A portion of Dickens' letter to his friend John Forster on the decision to return home by sail rather than steam

Steamship Lexington
Steamship Lexington which caught fire and sank on January 13, 1840 taking 139 souls with it.

We mean to return home in a packet-ship -- not a steamer. Her name is the George Washington, and she will sail from here, for Liverpool, on the seventh of June. At that season of the year, they are seldom more than three weeks making the voyage; and I never will trust myself upon the wide ocean, if it please Heaven, in a steamer again. When I tell you all that I observed on board that Britannia, I shall astonish you. Meanwhile, consider two of their dangers. First, that if the funnel were blown overboard, the vessel must instantly be on fire, from stem to stern: to comprehend which Consequence, you have only to understand that the funnel is more than 40 feet high, and that at night you see the solid fire two or three feet above its top. Imagine this swept down by a strong wind, and picture to yourself the amount of flame on deck; and that a strong wind is likely to sweep it down you soon learn, from the precautions taken to keep it up in a storm, when it is the first thing thought of.
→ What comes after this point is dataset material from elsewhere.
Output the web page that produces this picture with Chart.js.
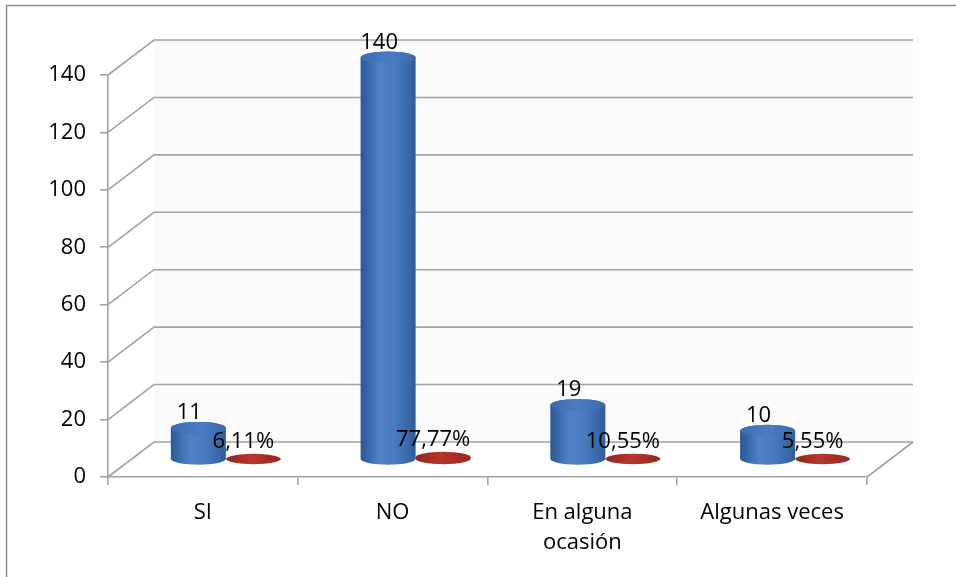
<!DOCTYPE html>
<html>
<head>
<meta charset="utf-8">
<script src="https://cdn.jsdelivr.net/npm/chart.js@4/dist/chart.umd.min.js"></script>
<style>
  html, body { margin: 0; padding: 0; background: #ffffff; }
  #wrap { position: relative; width: 956px; height: 577px; }
  canvas { display: block; }
</style>
</head>
<body>
<div id="wrap"><canvas id="c" width="956" height="577"></canvas></div>
<script>
// Survey answers: count of responses and share of the total
const categories = ['SI', 'NO', ['En alguna', 'ocasión'], 'Algunas veces'];
const counts = [11, 140, 19, 10];
const shares = [0.0611, 0.7777, 0.1055, 0.0555];
const countLabels = ['11', '140', '19', '10'];
const shareLabels = ['6,11%', '77,77%', '10,55%', '5,55%'];
const yTicks = [0, 20, 40, 60, 80, 100, 120, 140];

const FONT = '"Open Sans", "Liberation Sans", sans-serif';
const DEPTH_X = 46, DEPTH_Y = -35;   // 3D depth of the plot box
const LINE = '#a3a3a3';

// Closed cylinder outline: lower half of the base ellipse, then upper half of the top ellipse
function cylinderPath(ctx, cx, top, bot, rx, ry) {
  ctx.beginPath();
  ctx.ellipse(cx, bot, rx, ry, 0, 0, Math.PI, false);
  ctx.lineTo(cx - rx, top);
  ctx.ellipse(cx, top, rx, ry, 0, Math.PI, Math.PI * 2, false);
  ctx.closePath();
}

// Walls, floor and perspective grid
const boxPlugin = {
  id: 'box3d',
  beforeDatasetsDraw(chart) {
    const { ctx, chartArea: a, scales: { y } } = chart;
    ctx.save();
    // outer frame
    ctx.strokeStyle = '#8c8c8c';
    ctx.lineWidth = 1.5;
    ctx.strokeRect(6.5, 5.5, 1000, 1000);
    // faint wall fill
    ctx.fillStyle = '#fbfbfb';
    const topY = y.getPixelForValue(140) + DEPTH_Y;
    const botY = y.getPixelForValue(0) + DEPTH_Y;
    ctx.fillRect(a.left + DEPTH_X, topY, a.right - a.left, botY - topY);
    ctx.strokeStyle = LINE;
    ctx.lineWidth = 1.6;
    yTicks.forEach(v => {
      const py = y.getPixelForValue(v);
      ctx.beginPath();
      ctx.moveTo(a.left, py);
      ctx.lineTo(a.left + DEPTH_X, py + DEPTH_Y);
      ctx.lineTo(a.right + DEPTH_X, py + DEPTH_Y);
      ctx.stroke();
    });
    // right edge of floor
    const p0 = y.getPixelForValue(0);
    ctx.beginPath();
    ctx.moveTo(a.right, p0);
    ctx.lineTo(a.right + DEPTH_X, p0 + DEPTH_Y);
    ctx.stroke();
    ctx.restore();
  },
  afterDatasetsDraw(chart) {
    const { ctx } = chart;
    const dx = DEPTH_X / 2, dy = DEPTH_Y / 2;
    ctx.save();
    ctx.font = '22px ' + FONT;
    ctx.textAlign = 'center';
    ctx.textBaseline = 'alphabetic';
    // blue cylinders
    const m0 = chart.getDatasetMeta(0);
    m0.data.forEach((bar, i) => {
      const w = bar.width, cx = bar.x + dx, rx = w / 2, ry = 6;
      const top = bar.y + dy, bot = bar.base + dy;
      const g = ctx.createLinearGradient(cx - rx, 0, cx + rx, 0);
      g.addColorStop(0, '#2b5894');
      g.addColorStop(0.35, '#4f82c6');
      g.addColorStop(0.6, '#4a7cc0');
      g.addColorStop(1, '#2f5e9c');
      ctx.fillStyle = g;
      cylinderPath(ctx, cx, top, bot, rx, ry);
      ctx.fill();
      // top cap
      const gt = ctx.createLinearGradient(cx - rx, 0, cx + rx, 0);
      gt.addColorStop(0, '#3b6cb0');
      gt.addColorStop(0.5, '#4a7dc2');
      gt.addColorStop(1, '#3a6aab');
      ctx.fillStyle = gt;
      ctx.beginPath();
      ctx.ellipse(cx, top, rx, ry, 0, 0, Math.PI * 2);
      ctx.fill();
      ctx.fillStyle = '#000';
      ctx.fillText(countLabels[i], cx - 9, top - ry - 3);
    });
    // red discs
    const m1 = chart.getDatasetMeta(1);
    m1.data.forEach((bar, i) => {
      const w = bar.width, cx = bar.x + dx, rx = w / 2, ry = 5.5;
      const top = bar.y + dy, bot = bar.base + dy;
      const g = ctx.createLinearGradient(cx - rx, 0, cx + rx, 0);
      g.addColorStop(0, '#8f2520');
      g.addColorStop(0.45, '#b8342c');
      g.addColorStop(1, '#952822');
      ctx.fillStyle = g;
      cylinderPath(ctx, cx, top, bot, rx, ry);
      ctx.fill();
      ctx.fillStyle = '#000';
      ctx.fillText(shareLabels[i], cx - 10, top - 11);
    });
    ctx.restore();
  }
};

new Chart(document.getElementById('c'), {
  type: 'bar',
  data: {
    labels: categories,
    datasets: [
      { label: 'Frecuencia', data: counts, backgroundColor: 'rgba(0,0,0,0)', borderWidth: 0 },
      { label: 'Porcentaje', data: shares, backgroundColor: 'rgba(0,0,0,0)', borderWidth: 0 }
    ]
  },
  options: {
    responsive: false,
    animation: false,
    devicePixelRatio: 1,
    layout: { padding: { left: 0, top: 75, right: 89, bottom: 0 } },
    plugins: { legend: { display: false }, tooltip: { enabled: false } },
    datasets: { bar: { categoryPercentage: 0.58, barPercentage: 1.0 } },
    scales: {
      x: {
        offset: true,
        afterFit(s) { s.height = 100; },
        grid: { offset: true, drawOnChartArea: false, drawTicks: true, tickLength: 8, color: LINE, lineWidth: 1.6 },
        border: { display: true, color: LINE, width: 1.6 },
        ticks: { color: '#000', font: { family: FONT, size: 22, lineHeight: 1.4 }, padding: 12, maxRotation: 0, autoSkip: false }
      },
      y: {
        min: 0, max: 140,
        afterFit(s) { s.width = 108; },
        afterBuildTicks(s) { s.ticks = yTicks.map(v => ({ value: v })); },
        grid: { drawOnChartArea: false, drawTicks: true, tickLength: 8, color: LINE, lineWidth: 1.6 },
        border: { display: true, color: LINE, width: 1.6 },
        ticks: { color: '#000', font: { family: FONT, size: 22 }, padding: 14 }
      }
    }
  },
  plugins: [boxPlugin]
});
</script>
</body>
</html>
Secondly, each of these boats consumes between London and Halifax 700 tons of coals and it is pretty clear, from this enormous difference of weight in a ship of only 1,200 tons burden in all, that she must be either too heavy when she comes out of port, or too light when she goes in. The daily difference in her rolling, as she burns the coals out, is something absolutely fearful. Add to all this, that by day and night she is full of fire and people, that she has no boats, and that the struggling of that enormous machinery in a heavy sea seems as though it would rend her into fragments (Letters, 1974, v. 3, p. 88-89).